= Data supplied =
☆ ☆ ☆ ☆ ☆ ☆ ☆

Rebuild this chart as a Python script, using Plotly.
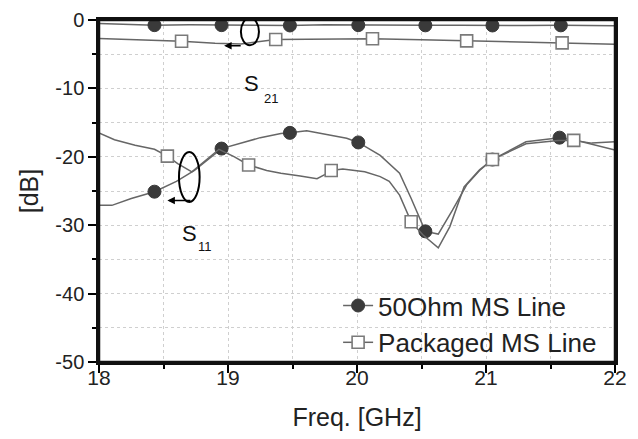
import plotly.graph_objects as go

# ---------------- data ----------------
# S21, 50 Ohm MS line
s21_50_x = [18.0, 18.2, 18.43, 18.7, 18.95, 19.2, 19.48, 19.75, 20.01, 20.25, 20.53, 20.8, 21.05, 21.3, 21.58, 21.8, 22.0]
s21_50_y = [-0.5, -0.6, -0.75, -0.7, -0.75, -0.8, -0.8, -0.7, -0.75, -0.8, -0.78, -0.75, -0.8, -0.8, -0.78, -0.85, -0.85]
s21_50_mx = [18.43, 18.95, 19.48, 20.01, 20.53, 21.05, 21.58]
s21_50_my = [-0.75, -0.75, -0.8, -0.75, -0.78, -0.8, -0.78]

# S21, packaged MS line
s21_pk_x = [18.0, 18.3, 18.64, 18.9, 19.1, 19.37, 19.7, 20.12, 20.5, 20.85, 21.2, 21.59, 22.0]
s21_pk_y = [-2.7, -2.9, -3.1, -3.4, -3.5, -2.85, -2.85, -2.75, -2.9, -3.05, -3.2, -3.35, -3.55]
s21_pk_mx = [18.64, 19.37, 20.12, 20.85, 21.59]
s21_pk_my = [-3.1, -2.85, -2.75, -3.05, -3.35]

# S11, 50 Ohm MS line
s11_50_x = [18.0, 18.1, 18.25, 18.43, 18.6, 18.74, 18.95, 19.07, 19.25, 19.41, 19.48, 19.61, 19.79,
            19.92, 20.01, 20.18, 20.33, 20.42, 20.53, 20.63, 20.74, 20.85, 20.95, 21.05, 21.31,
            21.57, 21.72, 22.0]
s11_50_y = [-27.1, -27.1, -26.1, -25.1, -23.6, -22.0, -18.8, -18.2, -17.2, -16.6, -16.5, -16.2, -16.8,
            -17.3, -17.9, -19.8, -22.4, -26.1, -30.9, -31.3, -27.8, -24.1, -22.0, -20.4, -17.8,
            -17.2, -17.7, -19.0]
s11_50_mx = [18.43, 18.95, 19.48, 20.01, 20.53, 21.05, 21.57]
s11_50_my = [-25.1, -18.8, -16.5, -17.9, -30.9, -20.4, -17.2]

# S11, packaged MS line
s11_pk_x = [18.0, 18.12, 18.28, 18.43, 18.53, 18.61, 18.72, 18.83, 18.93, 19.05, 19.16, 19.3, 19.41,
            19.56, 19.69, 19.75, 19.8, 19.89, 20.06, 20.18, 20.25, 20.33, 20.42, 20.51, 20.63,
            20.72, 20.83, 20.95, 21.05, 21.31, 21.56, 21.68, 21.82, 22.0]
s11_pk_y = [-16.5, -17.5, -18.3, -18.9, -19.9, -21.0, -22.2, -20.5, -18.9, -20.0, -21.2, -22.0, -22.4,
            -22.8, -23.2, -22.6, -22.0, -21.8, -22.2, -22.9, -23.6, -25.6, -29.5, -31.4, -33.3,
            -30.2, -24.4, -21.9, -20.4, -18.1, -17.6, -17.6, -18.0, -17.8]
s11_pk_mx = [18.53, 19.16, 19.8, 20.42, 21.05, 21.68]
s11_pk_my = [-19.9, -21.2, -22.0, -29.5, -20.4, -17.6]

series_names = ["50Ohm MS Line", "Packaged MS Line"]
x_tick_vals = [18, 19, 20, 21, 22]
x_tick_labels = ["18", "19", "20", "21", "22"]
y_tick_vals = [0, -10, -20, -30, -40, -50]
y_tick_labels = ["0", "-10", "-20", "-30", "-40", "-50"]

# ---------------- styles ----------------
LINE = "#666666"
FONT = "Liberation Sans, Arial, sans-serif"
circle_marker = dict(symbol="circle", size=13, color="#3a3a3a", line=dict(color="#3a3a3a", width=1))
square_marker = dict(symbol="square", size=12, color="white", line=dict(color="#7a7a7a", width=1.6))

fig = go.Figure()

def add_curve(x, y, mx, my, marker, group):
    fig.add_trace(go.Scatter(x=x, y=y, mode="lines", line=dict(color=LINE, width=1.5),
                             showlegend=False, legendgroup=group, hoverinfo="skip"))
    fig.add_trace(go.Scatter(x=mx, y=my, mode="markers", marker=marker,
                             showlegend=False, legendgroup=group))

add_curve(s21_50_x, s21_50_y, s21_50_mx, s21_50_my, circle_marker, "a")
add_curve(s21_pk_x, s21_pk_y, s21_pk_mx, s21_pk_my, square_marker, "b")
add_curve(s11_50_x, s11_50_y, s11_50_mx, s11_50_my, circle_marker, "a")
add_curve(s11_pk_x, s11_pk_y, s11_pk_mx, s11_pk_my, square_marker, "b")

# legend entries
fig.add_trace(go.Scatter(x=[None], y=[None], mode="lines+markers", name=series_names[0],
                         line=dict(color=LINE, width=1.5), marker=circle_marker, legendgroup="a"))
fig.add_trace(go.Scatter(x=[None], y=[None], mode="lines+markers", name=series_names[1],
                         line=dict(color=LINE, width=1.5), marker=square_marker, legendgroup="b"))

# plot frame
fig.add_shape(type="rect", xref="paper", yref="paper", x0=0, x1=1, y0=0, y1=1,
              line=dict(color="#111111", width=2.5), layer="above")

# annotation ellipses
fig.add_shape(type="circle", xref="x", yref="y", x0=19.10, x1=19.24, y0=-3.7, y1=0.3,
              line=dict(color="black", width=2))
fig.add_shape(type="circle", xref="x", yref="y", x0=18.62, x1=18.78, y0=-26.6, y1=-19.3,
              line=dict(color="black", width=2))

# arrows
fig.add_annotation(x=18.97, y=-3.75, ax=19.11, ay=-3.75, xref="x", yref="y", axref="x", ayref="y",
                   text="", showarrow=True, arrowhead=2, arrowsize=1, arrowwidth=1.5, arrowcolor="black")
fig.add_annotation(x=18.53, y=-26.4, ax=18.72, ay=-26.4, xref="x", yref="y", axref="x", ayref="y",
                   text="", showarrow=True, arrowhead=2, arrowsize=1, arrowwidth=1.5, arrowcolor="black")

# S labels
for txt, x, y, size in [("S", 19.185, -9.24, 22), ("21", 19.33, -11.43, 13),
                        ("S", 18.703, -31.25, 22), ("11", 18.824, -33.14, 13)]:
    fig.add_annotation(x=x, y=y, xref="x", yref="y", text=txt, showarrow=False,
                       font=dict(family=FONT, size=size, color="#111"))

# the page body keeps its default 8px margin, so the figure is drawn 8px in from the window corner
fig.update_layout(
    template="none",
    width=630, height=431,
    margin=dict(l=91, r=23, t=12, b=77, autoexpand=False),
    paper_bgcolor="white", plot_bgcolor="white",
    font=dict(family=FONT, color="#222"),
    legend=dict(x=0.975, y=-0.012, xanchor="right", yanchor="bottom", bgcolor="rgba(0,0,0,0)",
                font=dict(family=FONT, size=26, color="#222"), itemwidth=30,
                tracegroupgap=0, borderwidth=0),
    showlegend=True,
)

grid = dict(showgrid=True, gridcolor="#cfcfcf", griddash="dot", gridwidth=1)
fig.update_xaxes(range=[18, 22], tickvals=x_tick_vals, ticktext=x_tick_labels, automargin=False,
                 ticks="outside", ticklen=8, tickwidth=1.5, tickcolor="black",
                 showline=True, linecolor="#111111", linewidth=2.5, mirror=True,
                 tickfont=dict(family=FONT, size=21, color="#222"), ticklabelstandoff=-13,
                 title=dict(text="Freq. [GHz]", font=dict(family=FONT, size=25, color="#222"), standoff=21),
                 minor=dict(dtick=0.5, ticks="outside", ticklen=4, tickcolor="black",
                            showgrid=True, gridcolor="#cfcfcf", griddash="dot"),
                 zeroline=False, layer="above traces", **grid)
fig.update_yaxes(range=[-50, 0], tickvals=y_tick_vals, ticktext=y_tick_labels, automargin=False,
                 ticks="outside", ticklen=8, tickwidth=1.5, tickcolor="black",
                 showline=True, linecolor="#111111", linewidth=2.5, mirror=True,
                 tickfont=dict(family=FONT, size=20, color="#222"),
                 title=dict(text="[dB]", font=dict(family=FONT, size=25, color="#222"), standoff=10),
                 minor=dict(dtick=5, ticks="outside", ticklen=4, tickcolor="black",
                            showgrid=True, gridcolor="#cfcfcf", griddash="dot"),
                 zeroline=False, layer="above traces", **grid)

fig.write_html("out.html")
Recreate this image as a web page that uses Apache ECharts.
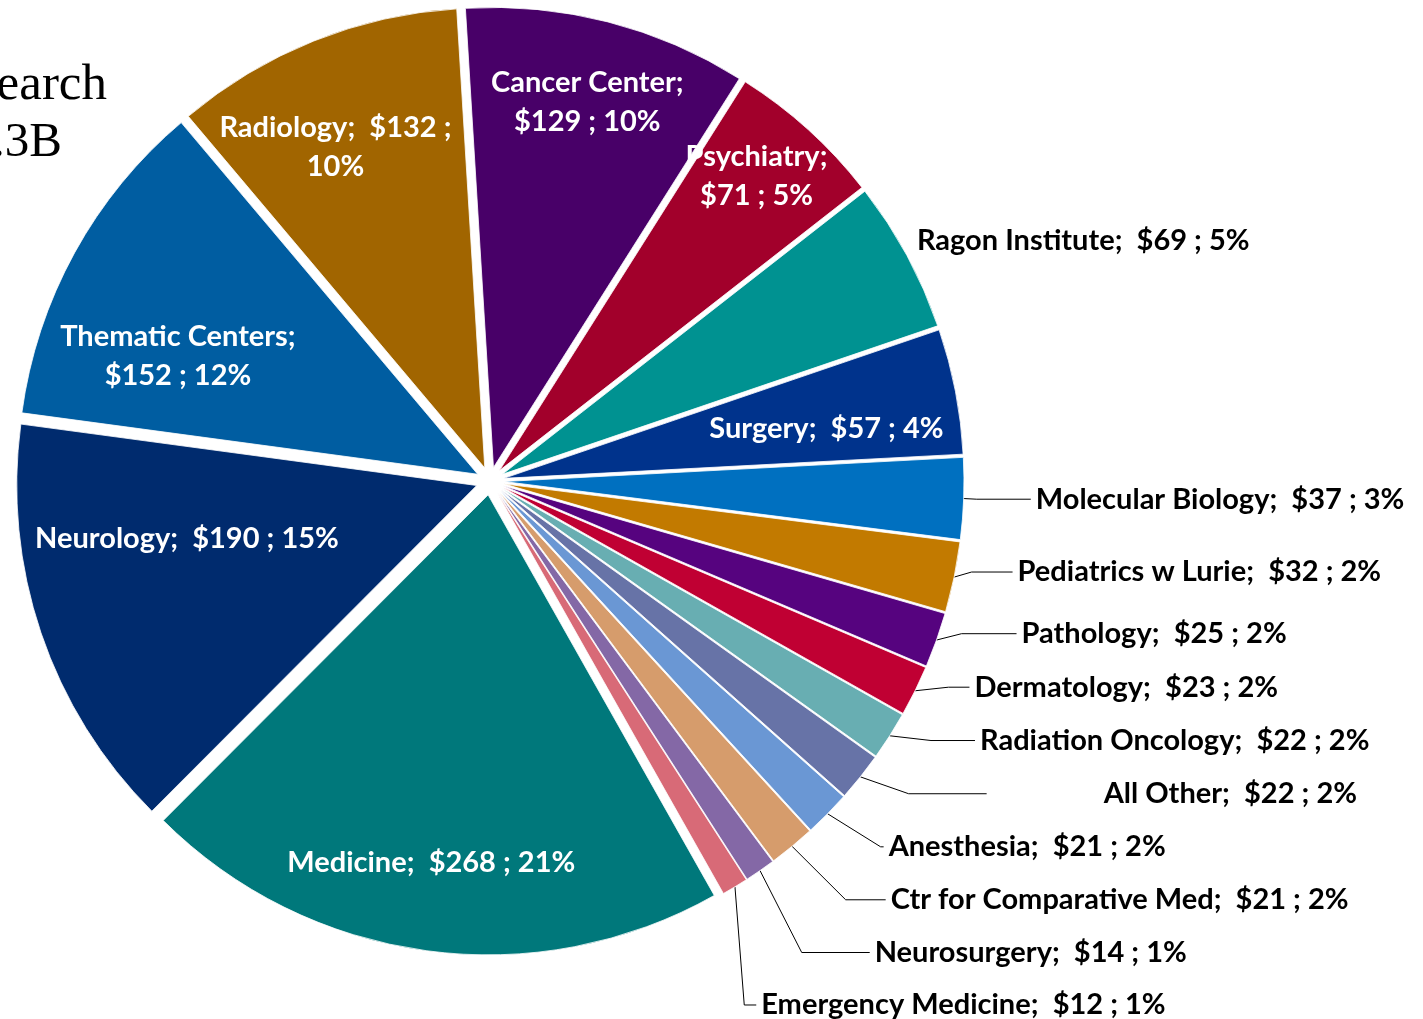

☆ ☆ ☆ ☆ ☆ ☆ ☆

= Do this =
Repeat, exactly and in full, each line from the start of the data to the line that contains "import plotly.graph_objects as go". Pictures do not go in.

= Task answer =
Rebuild this chart as a Python script, using Plotly.
import plotly.graph_objects as go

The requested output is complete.